Todd Schuett, Training Manager, Kongsberg Norcontrol IT, Norway

Publication

This paper on VTS (vessel traffic service) operator stress explores the relationship of stress to workload, stress-management strategies, and how cooperative humanmachine systems can reduce stress. The trials detailed and the solutions offered are the result of work conducted by maritime group ‘Designing Dynamic Distributed Cooperative Human-Machine Systems’ (D3CoS) – a research project funded by the ARTEMIS Joint Undertaking. The goal of D3CoS (which concluded February 2014) was to create methods, tools, and techniques for developing distributed, cooperative, human-machine systems that reduce development costs and time. The project asked questions such as ‘how can machines ‘cooperate’ with users during stressful and high workload situations that will result in higher safety’, and ‘what tasks can a system take on to ease the burden on operators?’

Why reduce operator workload?

In VTS areas that are not busy, operators may experience what is called ‘underload,’ meaning there are periods of inactivity that can lead to boredom and distraction. Here, organisations are not looking for ways to reduce workload, but rather to increase it. Some VTS areas, such as Singapore, Rotterdam, Hong Kong and the Dover Straits are remarkably busy. Other VTS centres are expanding their area of responsibility, which will increase operator workload, while not increasing staffing levels. But for those individuals who work in, or whose organisation is responsible for either a very busy area or a very large area, managing operator workload is important. Operators need to identify and respond to critical situations but if they are overloaded with tasks – no matter how appropriate to their responsibilities – they might not be alerted to circumstances that require their attention.

Why reduce stress?

In the short term, being stressed can make one more alert. Stress in an emergency situation can be a positive thing. Too much stress, however, can potentially lead to several negative consequences. In the short term, when stress has accumulated over a period, it can lead to headaches, bursts of anger, physical pain or discomfort, poor judgment, fuzzy thinking, and loss of precise motor skills. In the long term, stress can lead to a number of illnesses, including depression, anxiety, heart attack and stroke. The wellunderstood consensus is that experiencing stress in appropriately engaging situations is necessary and good, but if stress persists over a long period, the effects are overwhelmingly negative. Stress levels, therefore, should be managed and relieved in VTS operators to ensure safe shipping. The need to reduce stress and the effects of stress in operators are well-known. It is why operators rotate positions in the Dover Channel Navigation Information Service and why the Maritime Port Authority of Singapore hands over operations to another operator every 45 minutes for its busiest VTS areas. It is also why the IALA VTS operator course V-103/1 Module 7 teaches VTS operators about the causes of stress and how to manage it.

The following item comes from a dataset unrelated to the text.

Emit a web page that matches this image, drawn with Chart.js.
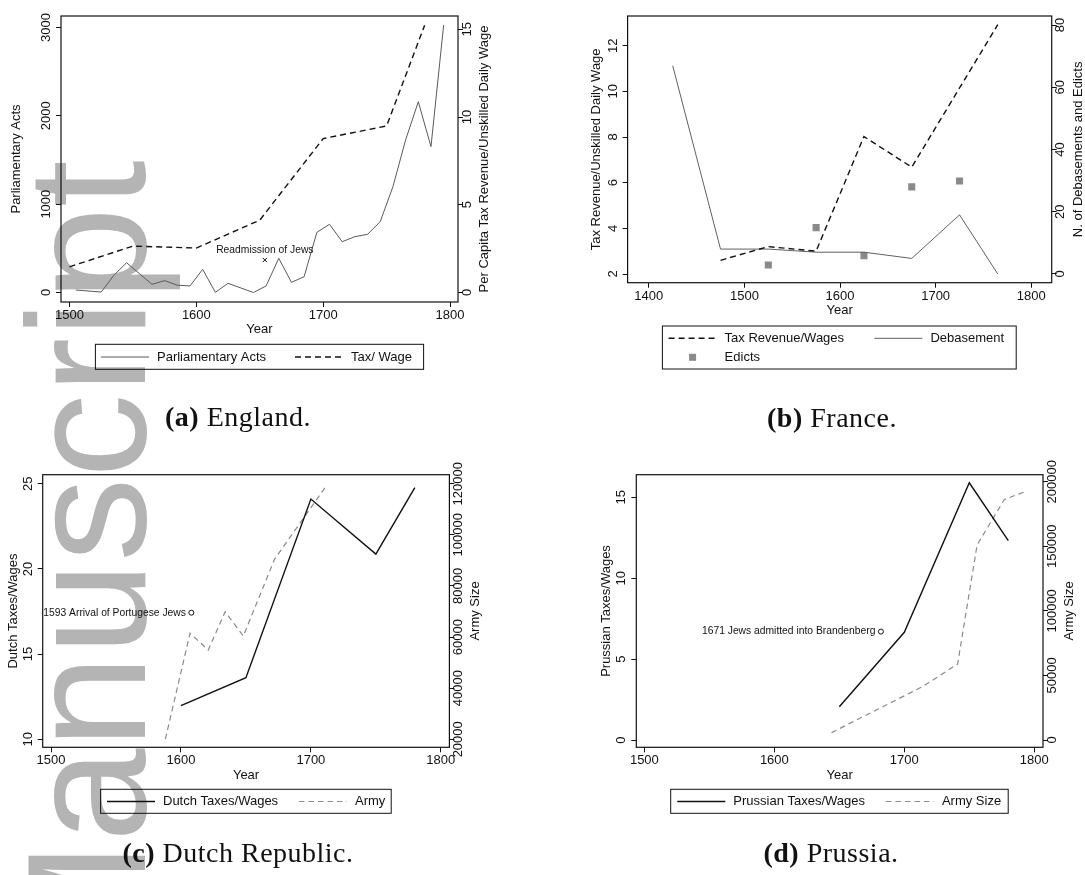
<!DOCTYPE html>
<html>
<head>
<meta charset="utf-8">
<script src="https://cdn.jsdelivr.net/npm/chart.js@4.4.1/dist/chart.umd.min.js"></script>
<style>
  html, body { margin: 0; padding: 0; background: #fff; }
  body { position: relative; width: 1085px; height: 875px; overflow: hidden; }
  #mark { position: absolute; left: 3px; top: 982px; transform-origin: 0 0; transform: rotate(-90deg);
          font: 168px/168px "Liberation Sans", Arial, sans-serif; color: #b4b4b4; white-space: nowrap; z-index: 0; }
  canvas { position: absolute; z-index: 1; }
  .cap { position: absolute; z-index: 2; transform: translate(-50%, -50%); white-space: nowrap;
         font: 28px "Liberation Serif", serif; letter-spacing: 0.5px; color: #111; }
</style>
</head>
<body>
<div id="mark">Manuscript</div>
<canvas id="eng" width="540" height="440" style="left:0;top:0"></canvas>
<canvas id="fra" width="545" height="440" style="left:540px;top:0"></canvas>
<canvas id="dut" width="540" height="435" style="left:0;top:440px"></canvas>
<canvas id="pru" width="545" height="435" style="left:540px;top:440px"></canvas>
<div class="cap" style="left:238px;top:417px"><b>(a)</b> England.</div>
<div class="cap" style="left:832px;top:418px"><b>(b)</b> France.</div>
<div class="cap" style="left:238px;top:853px"><b>(c)</b> Dutch Republic.</div>
<div class="cap" style="left:831px;top:853px"><b>(d)</b> Prussia.</div>
<script>
const SANS = '"Liberation Sans", Arial, sans-serif';
const INK = '#111';

// (a) England
const engYearTicks = [1500, 1600, 1700, 1800];
const engActTicks = [0, 1000, 2000, 3000];
const engTaxTicks = [0, 5, 10, 15];
const engActYears = [1505, 1525, 1535, 1545, 1565, 1575, 1585, 1595, 1605, 1615, 1625, 1645, 1655, 1665, 1675, 1685,
                     1695, 1705, 1715, 1725, 1735, 1745, 1755, 1765, 1775, 1785, 1795];
const engActs = [28, 5, 195, 337, 93, 134, 83, 74, 262, 2, 104, 0, 74, 387, 115, 179,
                 681, 772, 575, 632, 659, 802, 1198, 1727, 2160, 1651, 3028];
const engTaxYears = [1500, 1550, 1600, 1650, 1700, 1750, 1780];
const engTax = [1.46, 2.64, 2.53, 4.12, 8.77, 9.49, 15.23];
const engNoteYear = 1654;
const engNoteActs = 368;

// (b) France
const fraYearTicks = [1400, 1500, 1600, 1700, 1800];
const fraTaxTicks = [2, 4, 6, 8, 10, 12];
const fraCountTicks = [0, 20, 40, 60, 80];
const fraTaxYears = [1475, 1525, 1575, 1625, 1675, 1765];
const fraTax = [2.6, 3.2, 3.0, 8.02, 6.68, 12.92];
const fraDebYears = [1425, 1475, 1525, 1575, 1625, 1675, 1725, 1765];
const fraDebasements = [66.9, 8, 8, 7, 7, 5, 19, 0];
const fraEdictYears = [1525, 1575, 1625, 1675, 1725];
const fraEdicts = [2.9, 14.9, 5.9, 28, 29.9];

// (c) Dutch Republic
const dutYearTicks = [1500, 1600, 1700, 1800];
const dutTaxTicks = [10, 15, 20, 25];
const dutArmyTicks = [20000, 40000, 60000, 80000, 100000, 120000];
const dutTaxYears = [1600, 1650, 1700, 1750, 1780];
const dutTax = [11.98, 13.62, 24.1, 20.87, 24.77];
const dutArmyYears = [1588, 1607, 1621, 1634, 1648, 1672, 1712];
const dutArmy = [20100, 61500, 54900, 69900, 60400, 90400, 119300];
const dutNoteYear = 1608;
const dutNoteTax = 17.43;

// (d) Prussia
const pruYearTicks = [1500, 1600, 1700, 1800];
const pruTaxTicks = [0, 5, 10, 15];
const pruArmyTicks = [0, 50000, 100000, 150000, 200000];
const pruTaxYears = [1650, 1700, 1750, 1780];
const pruTax = [2.06, 6.66, 15.9, 12.32];
const pruArmyYears = [1644, 1714, 1741, 1756, 1777, 1793];
const pruArmy = [5700, 41300, 58800, 151000, 186300, 192300];
const pruNoteYear = 1682;
const pruNoteTax = 6.7;

function pts(xs, ys) {
  return xs.map((x, i) => ({ x: x, y: ys[i] }));
}

function fixedTicks(list) {
  return function (scale) { scale.ticks = list.map(v => ({ value: v })); };
}

// plot box, rotated y labels and titles, boxed legend and the note text
const panelPlugin = {
  id: 'panel',
  beforeDatasetsDraw(chart, args, o) {
    const a = chart.chartArea, ctx = chart.ctx;
    ctx.save();
    ctx.strokeStyle = INK;
    ctx.lineWidth = 1.2;
    ctx.strokeRect(a.left, a.top, a.right - a.left, a.bottom - a.top);
    ctx.restore();
  },
  afterDraw(chart, args, o) {
    const a = chart.chartArea, ctx = chart.ctx;
    const midY = (a.top + a.bottom) / 2;
    ctx.save();
    ctx.fillStyle = INK;
    ctx.textAlign = 'center';
    ctx.textBaseline = 'middle';
    ctx.font = '13px ' + SANS;
    function up(text, x, y) {
      ctx.save();
      ctx.translate(x, y);
      ctx.rotate(-Math.PI / 2);
      ctx.fillText(text, 0, 0);
      ctx.restore();
    }
    const ly = chart.scales.y, ry = chart.scales.y2;
    ly.ticks.forEach(t => up(String(t.value), a.left - 14.5, ly.getPixelForValue(t.value)));
    ry.ticks.forEach(t => up(String(t.value), a.right + 9, ry.getPixelForValue(t.value)));
    up(o.leftTitle, o.leftTitleX, midY);
    up(o.rightTitle, a.right + 26.5, midY);

    const lg = o.legend;
    ctx.strokeStyle = INK;
    ctx.lineWidth = 1;
    ctx.strokeRect(lg.box[0], lg.box[1], lg.box[2], lg.box[3]);
    ctx.textAlign = 'left';
    lg.items.forEach(it => {
      const ds = chart.data.datasets[it.ds];
      if (ds.showLine === false) {
        ctx.fillStyle = ds.pointBackgroundColor;
        ctx.fillRect(it.x + 24 - 3.5, it.y - 3.5, 7, 7);
      } else {
        ctx.save();
        ctx.strokeStyle = ds.borderColor;
        ctx.lineWidth = ds.borderWidth;
        ctx.setLineDash(ds.borderDash || []);
        ctx.beginPath();
        ctx.moveTo(it.x, it.y);
        ctx.lineTo(it.x + 48, it.y);
        ctx.stroke();
        ctx.restore();
      }
      ctx.fillStyle = INK;
      ctx.fillText(ds.label, it.x + 56, it.y);
    });

    if (o.note) {
      const ds = chart.data.datasets[o.note.ds];
      const p = chart.getDatasetMeta(o.note.ds).data[0];
      ctx.font = '10.3px ' + SANS;
      if (o.note.place === 'above') {
        ctx.textAlign = 'center';
        ctx.fillText(ds.label, p.x, p.y - 10);
      } else {
        ctx.textAlign = 'right';
        ctx.fillText(ds.label, p.x - 5.5, p.y);
      }
    }
    ctx.restore();
  }
};

function build(id, area, xr, yr, y2r, xTicks, yTicks, y2Ticks, datasets, panel) {
  const cv = document.getElementById(id);
  const axisFont = { family: SANS, size: 13 };
  const tickGrid = { drawOnChartArea: false, drawTicks: true, tickLength: 5, color: INK, lineWidth: 1 };
  return new Chart(cv, {
    type: 'line',
    data: { datasets: datasets },
    options: {
      responsive: false,
      animation: false,
      events: [],
      layout: { padding: { top: area.top, left: 0, right: 0, bottom: cv.height - area.bottom - 35.6 } },
      elements: { point: { radius: 0 }, line: { tension: 0, fill: false } },
      plugins: { legend: { display: false }, tooltip: { enabled: false }, panel: panel },
      scales: {
        x: {
          type: 'linear', position: 'bottom', min: xr[0], max: xr[1],
          afterBuildTicks: fixedTicks(xTicks),
          ticks: { autoSkip: false, maxRotation: 0, padding: 0.5, color: INK, font: axisFont, callback: v => String(v) },
          grid: tickGrid, border: { display: false },
          title: { display: true, text: 'Year', color: INK, font: axisFont, padding: 0 },
          afterFit: s => { s.height = 35.6; }
        },
        y: {
          type: 'linear', position: 'left', min: yr[0], max: yr[1],
          afterBuildTicks: fixedTicks(yTicks),
          ticks: { display: false }, grid: tickGrid, border: { display: false },
          afterFit: s => { s.width = area.left; }
        },
        y2: {
          type: 'linear', position: 'right', min: y2r[0], max: y2r[1],
          afterBuildTicks: fixedTicks(y2Ticks),
          ticks: { display: false }, grid: tickGrid, border: { display: false },
          afterFit: s => { s.width = cv.width - area.right; }
        }
      }
    },
    plugins: [panelPlugin]
  });
}

const blackDash = [6, 4];
const grayDash = [5.5, 4];

build('eng', { left: 61, right: 458, top: 16, bottom: 302 },
  [1493.3, 1806.3], [-107.5, 3130], [-0.547, 15.76],
  engYearTicks, engActTicks, engTaxTicks,
  [
    { label: 'Parliamentary Acts', data: pts(engActYears, engActs), yAxisID: 'y', borderColor: '#5a5a5a', borderWidth: 1 },
    { label: 'Tax/ Wage', data: pts(engTaxYears, engTax), yAxisID: 'y2', borderColor: INK, borderWidth: 1.4, borderDash: blackDash },
    { label: 'Readmission of Jews', data: pts([engNoteYear], [engNoteActs]), yAxisID: 'y', showLine: false,
      pointStyle: 'crossRot', pointRadius: 3, pointBorderColor: INK, pointBorderWidth: 1 }
  ],
  { leftTitle: 'Parliamentary Acts', leftTitleX: 16.5, rightTitle: 'Per Capita Tax Revenue/Unskilled Daily Wage',
    legend: { box: [95.4, 344.3, 328.2, 25], items: [{ ds: 0, x: 101, y: 357 }, { ds: 1, x: 295, y: 357 }] },
    note: { ds: 2, place: 'above' } });

build('fra', { left: 87.6, right: 511.7, top: 16, bottom: 282.7 },
  [1377.8, 1821.4], [1.619, 13.3], [-2.8, 82.9],
  fraYearTicks, fraTaxTicks, fraCountTicks,
  [
    { label: 'Tax Revenue/Wages', data: pts(fraTaxYears, fraTax), yAxisID: 'y', borderColor: INK, borderWidth: 1.4, borderDash: blackDash },
    { label: 'Debasement', data: pts(fraDebYears, fraDebasements), yAxisID: 'y2', borderColor: '#606060', borderWidth: 1 },
    { label: 'Edicts', data: pts(fraEdictYears, fraEdicts), yAxisID: 'y2', showLine: false,
      pointStyle: 'rect', pointRadius: 5, pointBackgroundColor: '#8a8a8a', pointBorderWidth: 0 }
  ],
  { leftTitle: 'Tax Revenue/Unskilled Daily Wage', leftTitleX: 56, rightTitle: 'N. of Debasements and Edicts',
    legend: { box: [122.4, 326, 353.8, 43], items: [{ ds: 0, x: 128.6, y: 338.3 }, { ds: 1, x: 334.4, y: 338.3 }, { ds: 2, x: 128.6, y: 357.3 }] } });

build('dut', { left: 42.7, right: 449.4, top: 34.7, bottom: 307.3 },
  [1493.6, 1806.6], [9.53, 25.53], [16870, 123520],
  dutYearTicks, dutTaxTicks, dutArmyTicks,
  [
    { label: 'Dutch Taxes/Wages', data: pts(dutTaxYears, dutTax), yAxisID: 'y', borderColor: INK, borderWidth: 1.4 },
    { label: 'Army', data: pts(dutArmyYears, dutArmy), yAxisID: 'y2', borderColor: '#8a8a8a', borderWidth: 1.2, borderDash: grayDash },
    { label: '1593 Arrival of Portugese Jews', data: pts([dutNoteYear], [dutNoteTax]), yAxisID: 'y', showLine: false,
      pointStyle: 'circle', pointRadius: 2.5, pointBackgroundColor: '#fff', pointBorderColor: INK, pointBorderWidth: 1 }
  ],
  { leftTitle: 'Dutch Taxes/Wages', leftTitleX: 13.1, rightTitle: 'Army Size',
    legend: { box: [100.6, 349.3, 290.6, 24], items: [{ ds: 0, x: 107, y: 361.5 }, { ds: 1, x: 299, y: 361.5 }] },
    note: { ds: 2, place: 'left' } });

build('pru', { left: 96.3, right: 503, top: 34.7, bottom: 307.3 },
  [1493.8, 1806.7], [-0.45, 16.4], [-5650, 205420],
  pruYearTicks, pruTaxTicks, pruArmyTicks,
  [
    { label: 'Prussian Taxes/Wages', data: pts(pruTaxYears, pruTax), yAxisID: 'y', borderColor: INK, borderWidth: 1.4 },
    { label: 'Army Size', data: pts(pruArmyYears, pruArmy), yAxisID: 'y2', borderColor: '#8a8a8a', borderWidth: 1.2, borderDash: grayDash },
    { label: '1671 Jews admitted into Brandenberg', data: pts([pruNoteYear], [pruNoteTax]), yAxisID: 'y', showLine: false,
      pointStyle: 'circle', pointRadius: 2.5, pointBackgroundColor: '#fff', pointBorderColor: INK, pointBorderWidth: 1 }
  ],
  { leftTitle: 'Prussian Taxes/Wages', leftTitleX: 66, rightTitle: 'Army Size',
    legend: { box: [130.7, 349.3, 337.5, 24], items: [{ ds: 0, x: 137.3, y: 361.5 }, { ds: 1, x: 345.9, y: 361.5 }] },
    note: { ds: 2, place: 'left' } });
</script>
</body>
</html>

How is operator workload and stress connected?

Some people point to the composition of traffic as a stressing factor. The berthing of a supertanker is more stressful than the berthing of a small container vessel, one harbourmaster noted. Others point to task type, not task load. A collision in one’s area of responsibility creates more stress than multiple VHF requests for weather data, for example. The D3CoS project carried out trials with real VTS operators to understand the relationship between workload, type and stress. These trials consisted of simulated VTS control tasks. They were conducted in two rounds, with experienced maritime traffic operators from Halifax, Canada and the Norwegian Coastal Administration acting as the VTS operators. They were instructed to control a specific area and execute realistic tasks with physical responses measured by connecting the operators to monitoring equipment. Operators also finished a post-testing questionnaire and the trials were recorded by video and audio.